Un esempio eclatante è dato dal successo della hit “Io sono Giorgia!” realizzato da MEM & J, duo di dj milanesi di musica tamarra e trash che, prendendo alcune frasi del discorso di Giorgia Meloni in piazza San Giovanni a Roma lo scorso 19 ottobre 2019, ne hanno fatto una canzone, arrivando a più di un milione e mezzo di visualizzazioni, oltre 4000 commenti e migliaia di condivisioni. Non sono mancate le creazioni di altri video virali con scene di film e karaoke personalizzati e sulla piattaforma Tik Tok dove le persone reinterpretano il ritornello con balletti vari. L’obiettivo era trasformare in chiave ironica il discorso della Meloni a favore della comunità lgbt+ ma l’intento si è rivelato un boomerang ed è stata sfruttata dalla stessa Meloni, trasformando una delle principali avversarie della comunità gay a icona, a tal punto da ballare il ritornello in discoteca o proporlo per la sfilata del Pride, marcia per i diritti lgbt+.

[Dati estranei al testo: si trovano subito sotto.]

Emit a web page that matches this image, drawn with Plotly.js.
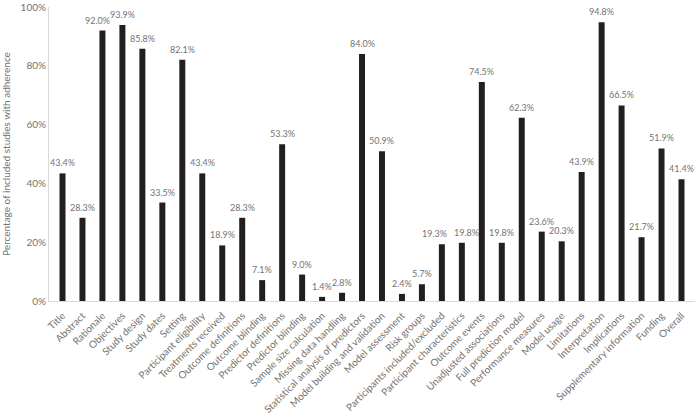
<!DOCTYPE html>
<html><head><meta charset="utf-8">
<script src="https://cdn.plot.ly/plotly-3.0.1.min.js"></script>
<style>html,body{margin:0;padding:0;background:#fff}#chart{width:698px;height:416px}</style>
</head><body><div id="chart"></div>
<script>
var categories = ["Title","Abstract","Rationale","Objectives","Study design","Study dates","Setting","Participant eligibility","Treatments received","Outcome definitions","Outcome blinding","Predictor definitions","Predictor blinding","Sample size calculation","Missing data handling","Statistical analysis of predictors","Model building and validation","Model assessment","Risk groups","Participants included/excluded","Participant characteristics","Outcome events","Unadjusted associations","Full prediction model","Performance measures","Model usage","Limitations","Interpretation","Implications","Supplementary information","Funding","Overall"];
var adherence = [43.4,28.3,92.0,93.9,85.8,33.5,82.1,43.4,18.9,28.3,7.1,53.3,9.0,1.4,2.8,84.0,50.9,2.4,5.7,19.3,19.8,74.5,19.8,62.3,23.6,20.3,43.9,94.8,66.5,21.7,51.9,41.4];
var yTicks = [0,20,40,60,80,100];
var yTickLabels = yTicks.map(function(v){return v+"%";});

var FONT = "Lato, 'Open Sans', sans-serif";
var GREY = "#737373";
// small horizontal nudges of crowded value labels (pixels), as in the original
var labelNudge = {2: -5, 19: -7, 20: 5};

var trace = {
  type: "bar",
  x: categories,
  y: adherence,
  marker: {color: "#231f20"},
  hoverinfo: "skip"
};
var annotations = categories.map(function(c, i){
  return {
    x: c, y: adherence[i], xref: "x", yref: "y",
    text: adherence[i].toFixed(1) + "%",
    showarrow: false, yanchor: "bottom", xanchor: "center",
    yshift: 4, xshift: labelNudge[i] || 0,
    borderpad: 0,
    font: {family: FONT, size: 9, color: GREY}
  };
});
var layout = {
  width: 698, height: 416,
  margin: {l: 49, r: 3, t: 7, b: 115},
  paper_bgcolor: "#fff", plot_bgcolor: "#fff",
  bargap: 0.7,
  showlegend: false,
  font: {family: FONT, color: GREY},
  annotations: annotations,
  xaxis: {
    tickangle: -45,
    tickfont: {size: 10, color: GREY},
    ticklabelstandoff: 4,
    showline: true, linecolor: "#d9d9d9", linewidth: 1,
    ticks: "", showgrid: false, automargin: false
  },
  yaxis: {
    range: [0, 100],
    tickvals: yTicks, ticktext: yTickLabels,
    tickfont: {size: 10, color: GREY},
    showline: true, linecolor: "#d9d9d9", linewidth: 1,
    showgrid: false, zeroline: false, ticks: "",
    title: {text: "Percentage of included studies with adherence", font: {size: 10, color: GREY}, standoff: 10},
    automargin: false
  }
};
Plotly.newPlot("chart", [trace], layout, {displayModeBar: false, staticPlot: true});
</script></body></html>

Dopotutto, chi di meme ferisce di meme perisce e se tutto questo è divertente e ci fa sorridere contiene in sé una grande comunicazione strategica che la stessa politica è riuscita a cambiare a suo favore. Questo vuol dire che ogni volta che la cantiamo o la diffondiamo, stiamo promuovendo e condividendo a normalizzare le parole di odio di un leader in ascesa, fornendogli pubblicità gratuita. Ciò che più colpisce è come il tormentone fondi le basi della sua diffusione ad un pubblico vasto che comprende sostenitori e oppositori, che moltiplicano le sue parole. In questo modo non vi sono più avversari, ma solo alleati per la sua campagna. Dopo due settimane che la hit era virale i sondaggi hanno evidenziato l'aumento del suo partito del 10%. E la stessa Giorgia lo comunica ai suoi follower sui Instagram.
Il tormentone di Giorgia, dimostra che ogni pensiero al contenuto politico in quest'epoca si eclissa, lasciando tutto lo spazio all'assuefazione per il meme. Il trash vince, oscurando il pensiero critico, necessario a svuotare il contenuto e il valore del messaggio. Nell’epoca contemporanea dove siamo bombardati da informazioni in continuazione e sono sempre meno le cose che catturano la nostra attenzione, non è importante cosa diciamo, ma come lo facciamo. La politica odierna si basa sulla quotidianità, sul mangiare un piatto di pasta, una foto con gli amici, simboli religiosi, frasi d’effetto. Lo slang che utilizziamo al bar diventa propaganda, diminuendo la distanza tra, coloro che guidano il paese e hanno grandi responsabilità e l’individuo comune, creando una sorta di contatto virtuale, un’empatia che li rende più uniti, vicini, amici. E soprattutto più simpatici.
Se quindi la hit di “Io sono Giorgia!” è stata riproposta in tutte le salse nonché ripresa anche da influencer, brand e personaggi famosi, l’effetto migliore che ne è uscito è stato quello di riattribuirgli un significato diverso da quello originale da cui era partito. Ed ecco allora che il gruppo comico “Casa Surace” cambia le parole in “Io sono Rosetta” e la nonna intona la canzone con parole diverse per spiegare come "non rimanere sciupati", mentre Luciana Littizzetto a “Che Tempo Fa”, canta “Io sono Raffa” insieme alla showgirl italiana Raffaella Carrà, evidenziandone le caratteristiche fisiche e rievocando le sue canzoni più note. Questa reinterpretazione diventa l’unica possibile e reale condivisione di senso e messaggi positivi: scardinare il meme originale e utilizzare l’ondata del tormentone attuale per creare un nuovo messaggio. In questo modo si toglie effettivamente visibilità e potere al meme iniziale, dirottando l’attenzione degli ascoltatori in qualcosa di simpatico e piacevole. Un non sense fine a sé stesso che vuole solo farci divertire, che ci parla di altro, gioca sui luoghi comuni e diventa un momento di svago innocuo.